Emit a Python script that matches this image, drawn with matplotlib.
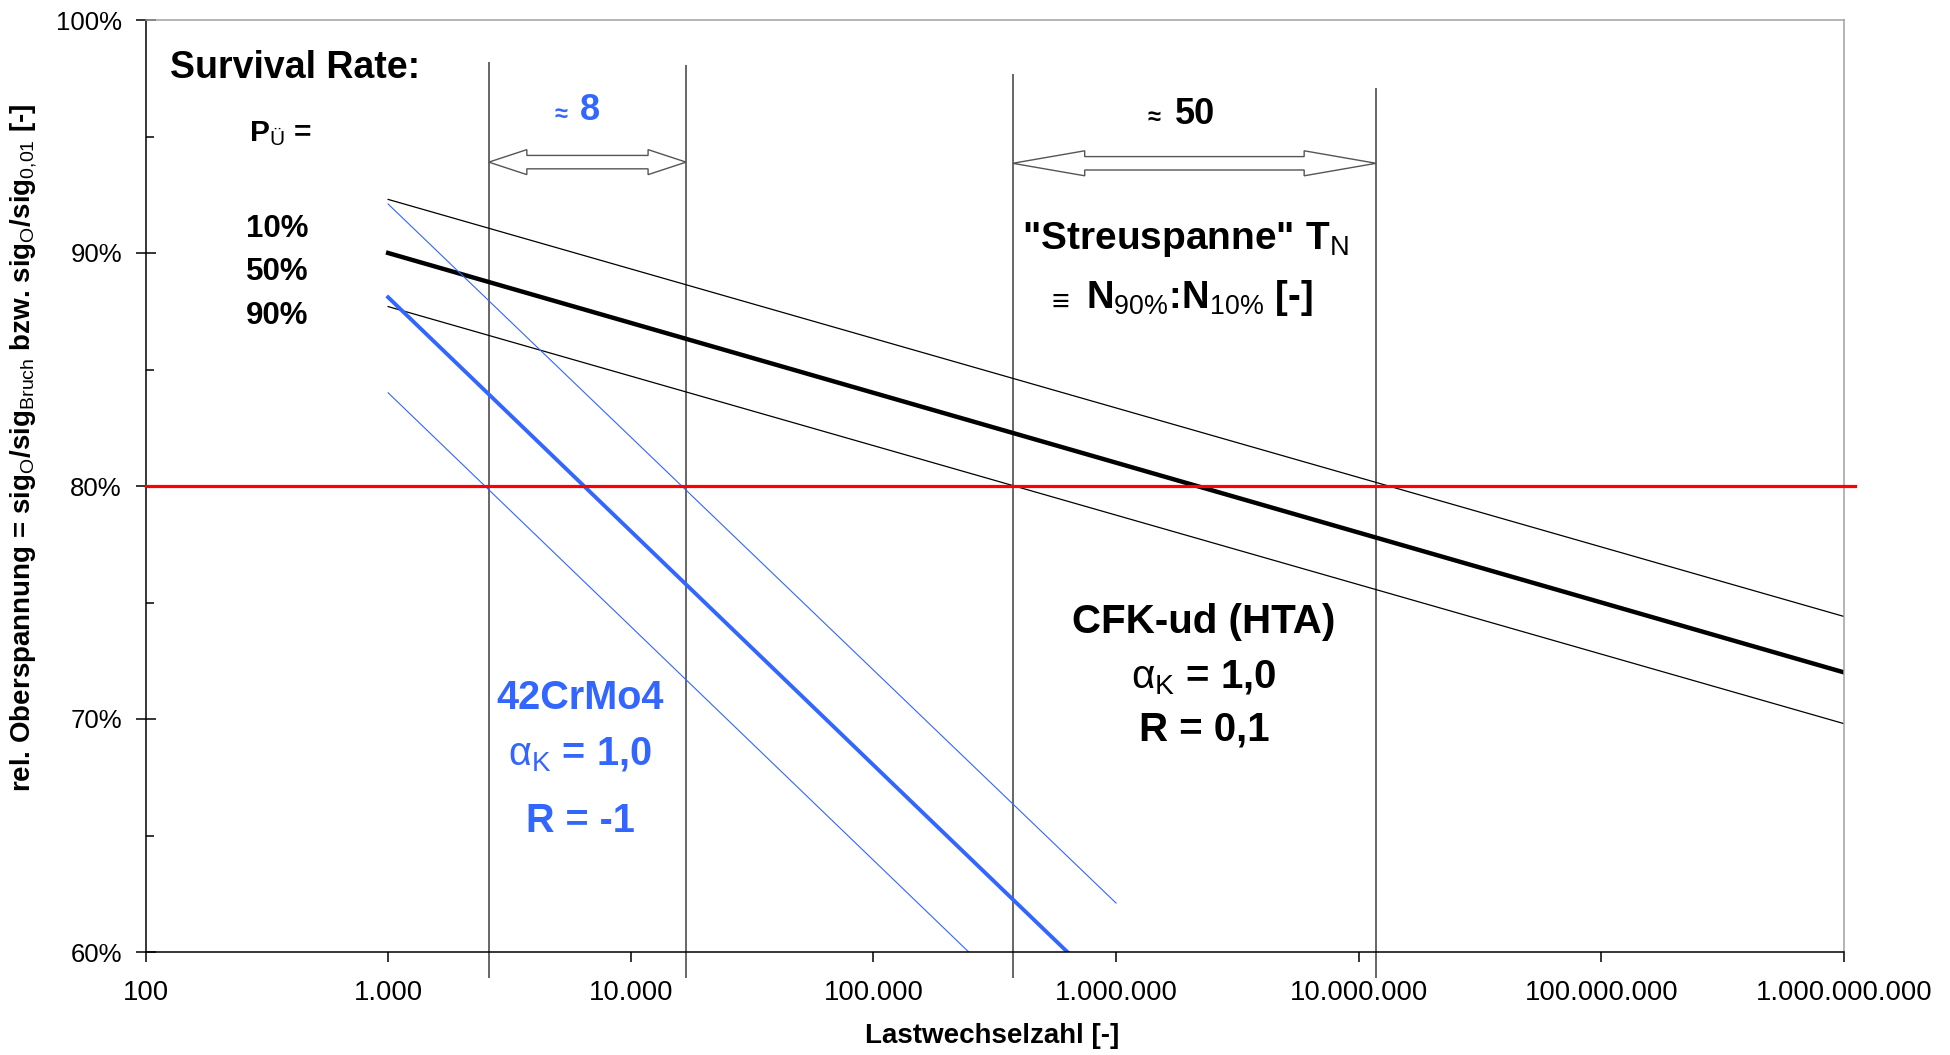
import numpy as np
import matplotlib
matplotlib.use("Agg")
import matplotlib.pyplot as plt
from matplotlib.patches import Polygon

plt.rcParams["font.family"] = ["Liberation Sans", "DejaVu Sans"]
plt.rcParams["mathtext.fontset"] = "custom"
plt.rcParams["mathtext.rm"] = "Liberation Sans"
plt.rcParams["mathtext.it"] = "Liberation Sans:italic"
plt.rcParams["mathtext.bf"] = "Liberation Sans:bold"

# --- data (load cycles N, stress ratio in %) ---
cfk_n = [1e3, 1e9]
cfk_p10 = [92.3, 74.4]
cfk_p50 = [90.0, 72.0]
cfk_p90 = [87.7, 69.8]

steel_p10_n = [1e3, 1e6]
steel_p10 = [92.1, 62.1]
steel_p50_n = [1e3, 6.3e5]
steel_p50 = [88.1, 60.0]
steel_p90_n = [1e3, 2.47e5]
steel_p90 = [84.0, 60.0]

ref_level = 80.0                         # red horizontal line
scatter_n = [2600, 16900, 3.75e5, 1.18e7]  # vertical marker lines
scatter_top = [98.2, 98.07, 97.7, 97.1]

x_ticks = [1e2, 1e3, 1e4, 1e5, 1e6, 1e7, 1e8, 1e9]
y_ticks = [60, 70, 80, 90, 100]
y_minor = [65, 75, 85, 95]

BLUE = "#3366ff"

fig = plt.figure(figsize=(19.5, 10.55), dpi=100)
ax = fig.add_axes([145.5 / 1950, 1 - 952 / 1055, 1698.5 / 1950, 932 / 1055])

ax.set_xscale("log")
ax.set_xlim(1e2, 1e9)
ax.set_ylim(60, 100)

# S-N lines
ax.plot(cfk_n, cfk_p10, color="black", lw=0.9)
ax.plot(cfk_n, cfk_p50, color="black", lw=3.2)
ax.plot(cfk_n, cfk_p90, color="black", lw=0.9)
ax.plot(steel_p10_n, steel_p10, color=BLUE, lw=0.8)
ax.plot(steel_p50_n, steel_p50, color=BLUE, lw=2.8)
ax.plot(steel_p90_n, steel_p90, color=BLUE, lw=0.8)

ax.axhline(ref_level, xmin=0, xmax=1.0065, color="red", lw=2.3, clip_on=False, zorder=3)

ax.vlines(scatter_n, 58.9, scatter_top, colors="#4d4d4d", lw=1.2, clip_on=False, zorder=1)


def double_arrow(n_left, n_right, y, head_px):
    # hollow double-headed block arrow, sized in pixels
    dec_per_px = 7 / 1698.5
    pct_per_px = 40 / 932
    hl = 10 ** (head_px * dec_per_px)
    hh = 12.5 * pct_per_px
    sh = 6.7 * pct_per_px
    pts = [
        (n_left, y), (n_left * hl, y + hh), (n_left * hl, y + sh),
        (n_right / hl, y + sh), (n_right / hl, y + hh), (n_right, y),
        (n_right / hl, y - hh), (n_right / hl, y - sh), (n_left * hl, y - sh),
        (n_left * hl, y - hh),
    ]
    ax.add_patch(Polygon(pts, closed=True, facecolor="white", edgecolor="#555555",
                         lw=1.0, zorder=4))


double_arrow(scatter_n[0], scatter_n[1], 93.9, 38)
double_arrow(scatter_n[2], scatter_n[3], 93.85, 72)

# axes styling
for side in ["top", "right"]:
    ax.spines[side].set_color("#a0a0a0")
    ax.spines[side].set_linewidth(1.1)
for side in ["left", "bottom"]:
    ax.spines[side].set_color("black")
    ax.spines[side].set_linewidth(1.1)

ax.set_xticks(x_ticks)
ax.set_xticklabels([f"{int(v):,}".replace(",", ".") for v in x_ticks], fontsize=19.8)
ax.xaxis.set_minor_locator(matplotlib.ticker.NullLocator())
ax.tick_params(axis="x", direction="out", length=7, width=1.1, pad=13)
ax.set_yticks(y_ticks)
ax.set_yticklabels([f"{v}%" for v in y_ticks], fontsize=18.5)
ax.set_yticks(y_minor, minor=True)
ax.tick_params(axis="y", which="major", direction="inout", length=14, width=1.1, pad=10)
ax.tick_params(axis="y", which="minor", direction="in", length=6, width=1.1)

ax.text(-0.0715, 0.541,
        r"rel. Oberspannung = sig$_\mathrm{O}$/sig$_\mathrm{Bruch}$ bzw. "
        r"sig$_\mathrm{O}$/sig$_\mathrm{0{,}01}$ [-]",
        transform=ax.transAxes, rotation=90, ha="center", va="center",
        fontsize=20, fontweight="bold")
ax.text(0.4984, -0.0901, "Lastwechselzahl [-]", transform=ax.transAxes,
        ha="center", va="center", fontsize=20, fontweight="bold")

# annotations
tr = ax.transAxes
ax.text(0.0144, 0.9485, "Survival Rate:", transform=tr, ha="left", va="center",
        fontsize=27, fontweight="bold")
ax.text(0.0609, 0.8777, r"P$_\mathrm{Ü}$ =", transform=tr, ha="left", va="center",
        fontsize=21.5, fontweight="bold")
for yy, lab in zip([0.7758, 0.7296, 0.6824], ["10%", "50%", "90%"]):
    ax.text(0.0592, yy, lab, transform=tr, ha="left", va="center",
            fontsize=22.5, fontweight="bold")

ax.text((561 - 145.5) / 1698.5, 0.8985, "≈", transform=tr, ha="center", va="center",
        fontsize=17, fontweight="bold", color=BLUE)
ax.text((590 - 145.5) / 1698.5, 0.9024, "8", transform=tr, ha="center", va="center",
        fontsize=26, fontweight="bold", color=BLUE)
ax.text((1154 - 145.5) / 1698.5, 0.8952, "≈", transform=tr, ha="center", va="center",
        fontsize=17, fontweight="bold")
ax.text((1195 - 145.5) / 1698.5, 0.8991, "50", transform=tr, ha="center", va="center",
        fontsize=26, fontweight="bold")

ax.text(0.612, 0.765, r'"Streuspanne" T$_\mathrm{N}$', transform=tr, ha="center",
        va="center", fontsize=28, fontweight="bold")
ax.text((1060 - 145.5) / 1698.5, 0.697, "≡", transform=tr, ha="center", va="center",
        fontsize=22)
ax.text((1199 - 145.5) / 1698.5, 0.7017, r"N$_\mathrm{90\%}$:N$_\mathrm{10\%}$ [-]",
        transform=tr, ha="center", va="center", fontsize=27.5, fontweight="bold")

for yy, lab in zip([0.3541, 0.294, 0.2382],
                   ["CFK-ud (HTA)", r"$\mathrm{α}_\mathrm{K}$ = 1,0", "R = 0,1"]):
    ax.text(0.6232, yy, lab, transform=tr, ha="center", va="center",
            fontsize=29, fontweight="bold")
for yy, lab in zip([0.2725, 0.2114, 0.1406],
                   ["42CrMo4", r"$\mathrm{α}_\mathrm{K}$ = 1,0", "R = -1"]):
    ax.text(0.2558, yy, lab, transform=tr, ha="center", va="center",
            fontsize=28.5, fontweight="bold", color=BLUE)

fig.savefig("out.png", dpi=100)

---

• **JOB**: Copy the listing over exactly, skipping the pictures it holds.

• **FULL RESPONSE**:
Emit a Python script that matches this image, drawn with matplotlib.
import numpy as np
import matplotlib
matplotlib.use("Agg")
import matplotlib.pyplot as plt
from matplotlib.patches import Polygon

plt.rcParams["font.family"] = ["Liberation Sans", "DejaVu Sans"]
plt.rcParams["mathtext.fontset"] = "custom"
plt.rcParams["mathtext.rm"] = "Liberation Sans"
plt.rcParams["mathtext.it"] = "Liberation Sans:italic"
plt.rcParams["mathtext.bf"] = "Liberation Sans:bold"

# --- data (load cycles N, stress ratio in %) ---
cfk_n = [1e3, 1e9]
cfk_p10 = [92.3, 74.4]
cfk_p50 = [90.0, 72.0]
cfk_p90 = [87.7, 69.8]

steel_p10_n = [1e3, 1e6]
steel_p10 = [92.1, 62.1]
steel_p50_n = [1e3, 6.3e5]
steel_p50 = [88.1, 60.0]
steel_p90_n = [1e3, 2.47e5]
steel_p90 = [84.0, 60.0]

ref_level = 80.0                         # red horizontal line
scatter_n = [2600, 16900, 3.75e5, 1.18e7]  # vertical marker lines
scatter_top = [98.2, 98.07, 97.7, 97.1]

x_ticks = [1e2, 1e3, 1e4, 1e5, 1e6, 1e7, 1e8, 1e9]
y_ticks = [60, 70, 80, 90, 100]
y_minor = [65, 75, 85, 95]

BLUE = "#3366ff"

fig = plt.figure(figsize=(19.5, 10.55), dpi=100)
ax = fig.add_axes([145.5 / 1950, 1 - 952 / 1055, 1698.5 / 1950, 932 / 1055])

ax.set_xscale("log")
ax.set_xlim(1e2, 1e9)
ax.set_ylim(60, 100)

# S-N lines
ax.plot(cfk_n, cfk_p10, color="black", lw=0.9)
ax.plot(cfk_n, cfk_p50, color="black", lw=3.2)
ax.plot(cfk_n, cfk_p90, color="black", lw=0.9)
ax.plot(steel_p10_n, steel_p10, color=BLUE, lw=0.8)
ax.plot(steel_p50_n, steel_p50, color=BLUE, lw=2.8)
ax.plot(steel_p90_n, steel_p90, color=BLUE, lw=0.8)

ax.axhline(ref_level, xmin=0, xmax=1.0065, color="red", lw=2.3, clip_on=False, zorder=3)

ax.vlines(scatter_n, 58.9, scatter_top, colors="#4d4d4d", lw=1.2, clip_on=False, zorder=1)


def double_arrow(n_left, n_right, y, head_px):
    # hollow double-headed block arrow, sized in pixels
    dec_per_px = 7 / 1698.5
    pct_per_px = 40 / 932
    hl = 10 ** (head_px * dec_per_px)
    hh = 12.5 * pct_per_px
    sh = 6.7 * pct_per_px
    pts = [
        (n_left, y), (n_left * hl, y + hh), (n_left * hl, y + sh),
        (n_right / hl, y + sh), (n_right / hl, y + hh), (n_right, y),
        (n_right / hl, y - hh), (n_right / hl, y - sh), (n_left * hl, y - sh),
        (n_left * hl, y - hh),
    ]
    ax.add_patch(Polygon(pts, closed=True, facecolor="white", edgecolor="#555555",
                         lw=1.0, zorder=4))


double_arrow(scatter_n[0], scatter_n[1], 93.9, 38)
double_arrow(scatter_n[2], scatter_n[3], 93.85, 72)

# axes styling
for side in ["top", "right"]:
    ax.spines[side].set_color("#a0a0a0")
    ax.spines[side].set_linewidth(1.1)
for side in ["left", "bottom"]:
    ax.spines[side].set_color("black")
    ax.spines[side].set_linewidth(1.1)

ax.set_xticks(x_ticks)
ax.set_xticklabels([f"{int(v):,}".replace(",", ".") for v in x_ticks], fontsize=19.8)
ax.xaxis.set_minor_locator(matplotlib.ticker.NullLocator())
ax.tick_params(axis="x", direction="out", length=7, width=1.1, pad=13)
ax.set_yticks(y_ticks)
ax.set_yticklabels([f"{v}%" for v in y_ticks], fontsize=18.5)
ax.set_yticks(y_minor, minor=True)
ax.tick_params(axis="y", which="major", direction="inout", length=14, width=1.1, pad=10)
ax.tick_params(axis="y", which="minor", direction="in", length=6, width=1.1)

ax.text(-0.0715, 0.541,
        r"rel. Oberspannung = sig$_\mathrm{O}$/sig$_\mathrm{Bruch}$ bzw. "
        r"sig$_\mathrm{O}$/sig$_\mathrm{0{,}01}$ [-]",
        transform=ax.transAxes, rotation=90, ha="center", va="center",
        fontsize=20, fontweight="bold")
ax.text(0.4984, -0.0901, "Lastwechselzahl [-]", transform=ax.transAxes,
        ha="center", va="center", fontsize=20, fontweight="bold")

# annotations
tr = ax.transAxes
ax.text(0.0144, 0.9485, "Survival Rate:", transform=tr, ha="left", va="center",
        fontsize=27, fontweight="bold")
ax.text(0.0609, 0.8777, r"P$_\mathrm{Ü}$ =", transform=tr, ha="left", va="center",
        fontsize=21.5, fontweight="bold")
for yy, lab in zip([0.7758, 0.7296, 0.6824], ["10%", "50%", "90%"]):
    ax.text(0.0592, yy, lab, transform=tr, ha="left", va="center",
            fontsize=22.5, fontweight="bold")

ax.text((561 - 145.5) / 1698.5, 0.8985, "≈", transform=tr, ha="center", va="center",
        fontsize=17, fontweight="bold", color=BLUE)
ax.text((590 - 145.5) / 1698.5, 0.9024, "8", transform=tr, ha="center", va="center",
        fontsize=26, fontweight="bold", color=BLUE)
ax.text((1154 - 145.5) / 1698.5, 0.8952, "≈", transform=tr, ha="center", va="center",
        fontsize=17, fontweight="bold")
ax.text((1195 - 145.5) / 1698.5, 0.8991, "50", transform=tr, ha="center", va="center",
        fontsize=26, fontweight="bold")

ax.text(0.612, 0.765, r'"Streuspanne" T$_\mathrm{N}$', transform=tr, ha="center",
        va="center", fontsize=28, fontweight="bold")
ax.text((1060 - 145.5) / 1698.5, 0.697, "≡", transform=tr, ha="center", va="center",
        fontsize=22)
ax.text((1199 - 145.5) / 1698.5, 0.7017, r"N$_\mathrm{90\%}$:N$_\mathrm{10\%}$ [-]",
        transform=tr, ha="center", va="center", fontsize=27.5, fontweight="bold")

for yy, lab in zip([0.3541, 0.294, 0.2382],
                   ["CFK-ud (HTA)", r"$\mathrm{α}_\mathrm{K}$ = 1,0", "R = 0,1"]):
    ax.text(0.6232, yy, lab, transform=tr, ha="center", va="center",
            fontsize=29, fontweight="bold")
for yy, lab in zip([0.2725, 0.2114, 0.1406],
                   ["42CrMo4", r"$\mathrm{α}_\mathrm{K}$ = 1,0", "R = -1"]):
    ax.text(0.2558, yy, lab, transform=tr, ha="center", va="center",
            fontsize=28.5, fontweight="bold", color=BLUE)

fig.savefig("out.png", dpi=100)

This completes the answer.